## Begin Given data

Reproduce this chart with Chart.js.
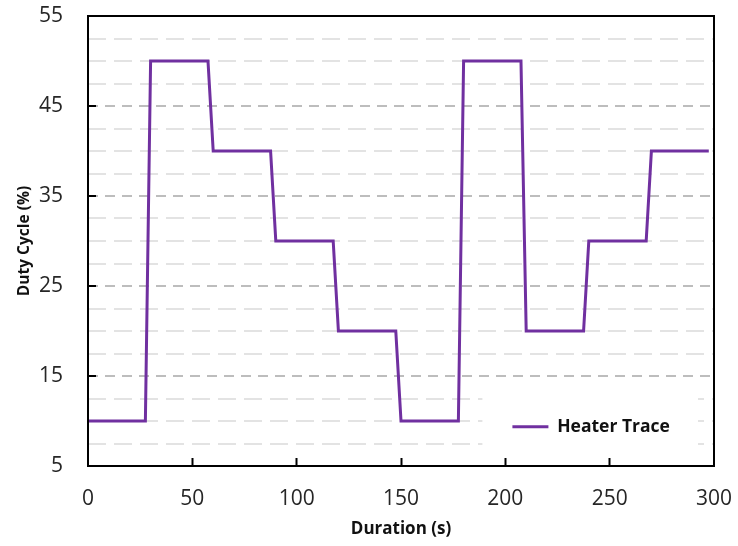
<!DOCTYPE html>
<html><head><meta charset="utf-8">
<script src="https://cdn.jsdelivr.net/npm/chart.js@4"></script>
<style>html,body{margin:0;padding:0;background:#fff}#wrap{width:738px;height:546px;position:relative}</style>
</head><body><div id="wrap"><canvas id="c" width="738" height="546"></canvas></div>
<script>
const seriesName = 'Heater Trace';
const durationS = [0, 27.5, 30, 57.5, 60, 87.5, 90, 117.5, 120, 147.5, 150, 177.5, 180, 207.5, 210, 237.5, 240, 267.5, 270, 297.5];
const dutyCyclePct = [10, 10, 50, 50, 40, 40, 30, 30, 20, 20, 10, 10, 50, 50, 20, 20, 30, 30, 40, 40];
const xTicks = [0, 50, 100, 150, 200, 250, 300];
const yMajorTicks = [5, 15, 25, 35, 45, 55];
const yMinorTicks = [7.5, 10, 12.5, 17.5, 20, 22.5, 27.5, 30, 32.5, 37.5, 40, 42.5, 47.5, 50, 52.5];
const xTitle = 'Duration (s)';
const yTitle = 'Duty Cycle (%)';

const FONT = "'Open Sans', 'Liberation Sans', sans-serif";
const LINE = '#7030A0';
const CLEAR = 'rgba(0,0,0,0)';
const yAll = yMajorTicks.concat(yMinorTicks).sort((a, b) => a - b);
const isMajor = v => yMajorTicks.includes(v);
const yMin = yMajorTicks[0], yMax = yMajorTicks[yMajorTicks.length - 1];
const xMin = xTicks[0], xMax = xTicks[xTicks.length - 1];
const isEdgeY = v => v === yMin || v === yMax;
const isEdgeX = v => v === xMin || v === xMax;

const legendPlacer = {
  id: 'legendPlacer',
  afterLayout(chart) {
    const lg = chart.legend, a = chart.chartArea;
    lg.left = a.left + a.width * 0.662;
    lg.right = a.right - 16;
    lg.top = a.bottom - 58;
    lg.bottom = a.bottom - 18;
    if (!lg._wrapped) {
      const orig = lg.draw.bind(lg);
      lg.draw = function (area) {
        const ctx = this.ctx;
        ctx.save();
        ctx.fillStyle = '#ffffff';
        ctx.fillRect(this.left - 20, this.top - 12, this.right - this.left + 20, this.bottom - this.top + 12);
        ctx.restore();
        orig(area);
      };
      lg._wrapped = true;
    }
  }
};

const frame = {
  id: 'frame',
  afterDraw(chart) {
    const a = chart.chartArea, ctx = chart.ctx;
    ctx.save();
    ctx.strokeStyle = '#000';
    ctx.lineWidth = 2;
    ctx.strokeRect(a.left, a.top, a.right - a.left, a.bottom - a.top);
    ctx.restore();
  }
};

new Chart(document.getElementById('c'), {
  type: 'line',
  data: {
    datasets: [{
      label: seriesName,
      data: durationS.map((x, i) => ({ x: x, y: dutyCyclePct[i] })),
      borderColor: LINE,
      backgroundColor: LINE,
      borderWidth: 3,
      pointRadius: 0,
      tension: 0,
      fill: false,
      borderJoinStyle: 'miter'
    }]
  },
  options: {
    responsive: false,
    devicePixelRatio: 1,
    animation: false,
    layout: { padding: { left: 0, top: 16, right: 24, bottom: 0 } },
    plugins: {
      tooltip: { enabled: false },
      legend: {
        position: 'chartArea',
        align: 'start',
        labels: {
          usePointStyle: true,
          pointStyle: 'line',
          pointStyleWidth: 36,
          padding: 10,
          color: '#111',
          font: { family: FONT, size: 17.5, weight: 'bold' }
        }
      }
    },
    scales: {
      x: {
        type: 'linear',
        min: xMin,
        max: xMax,
        afterBuildTicks: s => { s.ticks = xTicks.map(v => ({ value: v })); },
        afterFit: s => { s.height = 80; s.paddingLeft = 0; s.paddingRight = 0; },
        ticks: {
          autoSkip: false,
          maxRotation: 0,
          padding: 28,
          color: '#262626',
          font: { family: FONT, size: 21 }
        },
        grid: {
          drawOnChartArea: false,
          drawTicks: true,
          tickLength: -8,
          tickWidth: 2,
          tickColor: c => (c.tick && !isEdgeX(c.tick.value)) ? '#000' : CLEAR
        },
        border: { display: false },
        title: {
          display: true,
          text: xTitle,
          color: '#111',
          font: { family: FONT, size: 17, weight: 'bold' },
          padding: { top: 0, bottom: 7 }
        }
      },
      y: {
        type: 'linear',
        position: 'left',
        min: yMin,
        max: yMax,
        afterBuildTicks: s => { s.ticks = yAll.map(v => ({ value: v })); },
        afterFit: s => { s.width = 88; s.paddingTop = 0; s.paddingBottom = 0; },
        ticks: {
          autoSkip: false,
          padding: 33,
          color: '#262626',
          font: { family: FONT, size: 21 },
          callback: v => isMajor(v) ? String(v) : ''
        },
        grid: {
          drawTicks: true,
          tickLength: -8,
          tickWidth: 2,
          lineWidth: 2,
          color: c => {
            if (!c.tick) return CLEAR;
            const v = c.tick.value;
            if (isEdgeY(v)) return CLEAR;
            return isMajor(v) ? '#BDBDBD' : '#E3E3E3';
          },
          tickColor: c => (c.tick && isMajor(c.tick.value) && !isEdgeY(c.tick.value)) ? '#000' : CLEAR
        },
        border: {
          display: false,
          dash: c => (c.tick ? (isMajor(c.tick.value) ? [10, 7] : [18, 8]) : [])
        },
        title: {
          display: true,
          text: yTitle,
          color: '#111',
          font: { family: FONT, size: 15.5, weight: 'bold' },
          padding: { top: 15, bottom: 0 }
        }
      }
    }
  },
  plugins: [legendPlacer, frame]
});
</script>
</body></html>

## End Given data

* [What to produce]
Omitting all pictures, restate exactly the lines of the material from its start through the line that contains "const yTitle = 'Duty Cycle (%)';".

* [Finished answer]
Reproduce this chart with Chart.js.
<!DOCTYPE html>
<html><head><meta charset="utf-8">
<script src="https://cdn.jsdelivr.net/npm/chart.js@4"></script>
<style>html,body{margin:0;padding:0;background:#fff}#wrap{width:738px;height:546px;position:relative}</style>
</head><body><div id="wrap"><canvas id="c" width="738" height="546"></canvas></div>
<script>
const seriesName = 'Heater Trace';
const durationS = [0, 27.5, 30, 57.5, 60, 87.5, 90, 117.5, 120, 147.5, 150, 177.5, 180, 207.5, 210, 237.5, 240, 267.5, 270, 297.5];
const dutyCyclePct = [10, 10, 50, 50, 40, 40, 30, 30, 20, 20, 10, 10, 50, 50, 20, 20, 30, 30, 40, 40];
const xTicks = [0, 50, 100, 150, 200, 250, 300];
const yMajorTicks = [5, 15, 25, 35, 45, 55];
const yMinorTicks = [7.5, 10, 12.5, 17.5, 20, 22.5, 27.5, 30, 32.5, 37.5, 40, 42.5, 47.5, 50, 52.5];
const xTitle = 'Duration (s)';
const yTitle = 'Duty Cycle (%)';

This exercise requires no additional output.